Random Squares Quilt (2009)

28-03-2022

Finished size 62" square.

This quilt sits folded up behind the sofa, to be pulled out when Laura's friends are round, either in the sitting room or out in the garden, to snuggle into and for warmth.

It's another of those quilts that I call a utility one, to be used and washed, indoors, outdoors, on holidays , where ever it's needed.

It is made up of pre-cut 5" squares that I was given. I think the fabric is Laura Ashley. I was given the pack by a friend of my Mum's, her daughter was moving and clearing out stuff. She, the daughter, had bought the pack thinking to make them into a quilt but didn't ever get round to it.

I decided to randomly sew them all together and added the blue borders, cut to 5" the same as the squares. It was layered with wadding - Hobbs Polydown and a blue Dorma cotton sheet.

Extra wide cotton backing fabric wasn't available at the time and so I had for years been buying Dorma cotton flat sheets in sales or when seconds were available for the back of my quilts.

I used a dinner plate to mark circles on the front and then machine quilted the circles and lines going to and from them. I also quilted round the border before adding the edge binding.

Sometimes simple quilt designs are best!

Coloured Houses Quilt (2010)

21-03-2022

Finished size 47" square.

This isn't a very big quilt, just 47" square, so not a bed topper, more of a snuggle quilt. Most of its life this quilt was folded on the back of my workroom chair, originally on its own, then with the Faded Glory quilt and later with the Tulip Fields on. But for the last couple of years it has been rolled up in a box with fleece blankets, crochet throws and woven runners in the sitting room. I pulled it out to do this Quilt story and hung it on a kitchen chair, I think that's where it's going to live from now on & I think I might use it on my wooden chair in the garden during the summer!

I can't remember why I made this quilt, it's made of scraps of fabric for the houses and binding. The houses are all machine pieced with Calico for the background and border fabric. The green was yardage I had, I used to use a lot of this range - Robert Kaufman 'fusions' fabric and had it in lots of different colours.

The top was made as a whole, layered with wadding and backing, which is Calico. Then I have machine quilted round the houses, squares and borders before hand quilting - clouds, trees and cars.

It's been used and loved and has a soft worn feel to it, it's a quilt that deserves to be used.

P.S. Laura has just remembered why I made it.
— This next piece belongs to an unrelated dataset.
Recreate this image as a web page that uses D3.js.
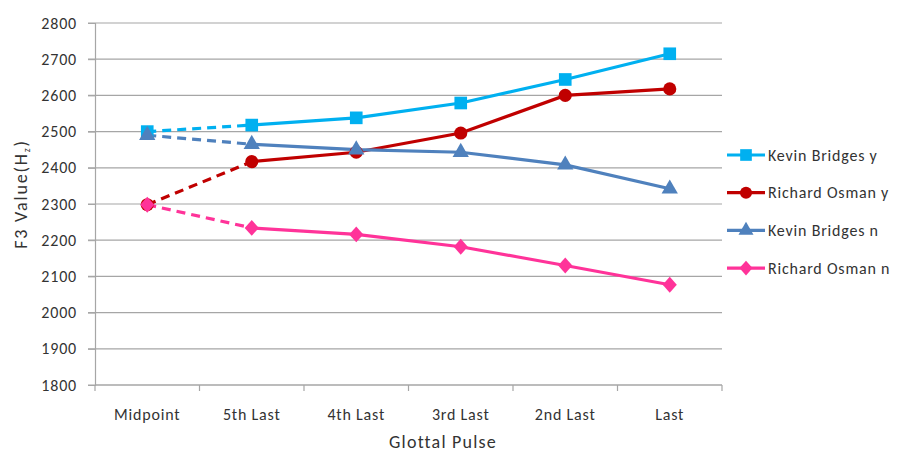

I set the class a challenge to take the house pattern over summer and work it in their own colour way and add decoration, I had made lots of them as a demonstration so decided to put them together into a quilt.

Rose of Sharon Quilt (2020)

14-03-2022

Finished size 65" square.

The Rose of Sharon design is one I have used time and time again. It inspired the big Floral Quilt and I have used it in different sizes in sampler quilts.

This version I designed for a Flower Sampler quilt that I was teaching - each of the nine flowers in that quilt used a different technique.
I decided to use the Rose of Sharon design for the hand applique square, it is stitched onto a 12" square, then a very narrow border is added before the wider is stitched on. Roses are appliqued in the corners and the embroidered design stitched. The square from the original version was made in pinks.

I needed to demonstrate, hand applique, the narrow border and the embroidery, so I decided to remake the square and decided on the grey & black colour way. The embroidery is done in a DMC stranded cotton in a variegated black to grey colour. The squares are machine quilted in white thread.

From the two squares I used to demonstrate in classes, I added two more to make the centre. As the middle is all floral, I decided to go with a square design on the border to create a frame. I made the blocks for the border in two colour ways, the black and the white version.
The Rose of Sharon design looks so different in this colour way. It's not a quilt that is used on any of our beds, it sits folded up, along with two others on the exercise bike in the corner of our sitting room.

Scattered Flowers Quilt (2017)

07-03-2022

Finished size 55" square.

This is a quilt made from bits used as demonstration pieces in classes. The centre flowers in the pieced squares were used to show the use of fusible web and machine applique. The four squares are made up of a combination of Half Square Triangles and Quarter Square Triangles, and whole squares, again used to show cutting basic squares with rotary cutter and rulers and then creating the pieced squares and making up patterns.

I decided to put all the pieces together and made the four squares, which I then joined together with Calico sashing and borders.
It felt very plain and so I decided to add more applique flowers and randomly throw leaves across the whole design.

Once the top was made I layered it with wadding, in this case a Vlieseline Cotton wadding, it hadn't long been on the market and I wanted to try it, as the wholesaler I use was stocking it as well as my normal make. It is a thicker (higher loft) then my usual one I use - Hobbs Heirloom Cotton. It also can be quilted further apart.

I added the back, which was made up of a pack of fat quarters I had been given, it wasn't in colours I would usually use but it makes a different looking back to my usual plain Calico and it was in line with my using up bits theme with this quilt.

The thicker wadding gives a slightly different feel to the machine quilting. I quilted round the designs on the squares to add depth. Then using a deep green thread I quilted from the flowers to the leaves across the whole surface, using curving lines. Once it was finished I used Calico to bind the edges.

This quilt is what I call a utility quilt, one to be used everyday and loved, it can be used indoors or go out in the garden, I am not precious about it. I really like it, the combination of pieced squares and the flowers, it lives folded up on the exercise bike in the sitting room, with a couple of other quilts and depending on how I feel, depends on which on is on the top and seen, at the moment it's this one!